- Born: 20 May 1983 (age 43) Athens, Greece
- Occupations: Filmmaker; Screenwriter;
- Years active: 2007–present

= Georgis Grigorakis =

Greek film director and screenwriter

Georgis Grigorakis (Τζώρτζης Γρηγοράκης; born 20 May 1983) is a Greek film director and screenwriter. He has received awards at the 70th Berlin Film Festival and the Hellenic Film Academy Awards 2021 for his debut film Digger.

== Career ==

Georgis was born and raised in Athens.

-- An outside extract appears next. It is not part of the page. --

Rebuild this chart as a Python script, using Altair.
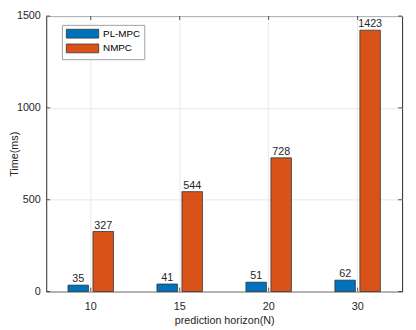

He studied psychology in the UK and did a master's degree in film direction (fiction) at the National Film and Television School in Beaconsfield, UK.

He first started making short films in 2007 and his debut feature film, Digger, was premiered at the 70th Berlin Film Festival Panorama programme, winning the CICAE Art Cinema Award.

==Filmography==

Sources:

===Film===

| Year | Title | Director | Writer | Producer | Distribution |
|---|---|---|---|---|---|
| 2020 | Digger | Yes | Yes | No | The Matchbox Factory and JHR Films |

===Short film===

| Year | Title | Director | Writer | Producer | Notes |
|---|---|---|---|---|---|
| 2007 | Vicious Circle | Yes | Yes | Yes |  |
| 2009 | 'N me for myself | Yes | Yes | Yes | 8 nominations, 6 awards |
| 2010 | Reverse | Yes | Yes | Yes | 4 nominations, 2 awards |
| 2011 | The Case of Regina Scalici | Yes | No | No |  |
| 2011 | From Nowhere | Yes | Yes | No |  |
| 2012 | Revolving | Yes | Yes | No | 4 nominations, 2 awards |
| 2013 | 45 Degrees | Yes | Yes | Yes | 9 nominations, 2 awards |

===Videos===

| Year | Title | Director | Writer | Producer | Notes |
|---|---|---|---|---|---|
| 2012 | Xaxakes | Yes | Yes | No | Music video for a punk band |
| 2012 | Now What | Yes | Yes | No | A dance video |
| 2012 | Celtman | Yes | Yes | Yes | A documentary about the extreme triathlon Celtman! in Scotland; 4 nominations |
| 2013 | Unplugged | Yes | Yes | No | Promo video for Zermatt Unplugged [de] festival in Switzerland; 2 nominations |
| 2016 | C | Yes | Yes | No | Video for the Goulandris Museum of Cycladic Art, produced by HAOS film |

==Awards and nominations==

Grigorakis' films have been nominated more than 50 times and won more than 30 awards.

His debut feature film Digger won 19 awards, including 10 awards at the Hellenic Film Academy Awards 2021.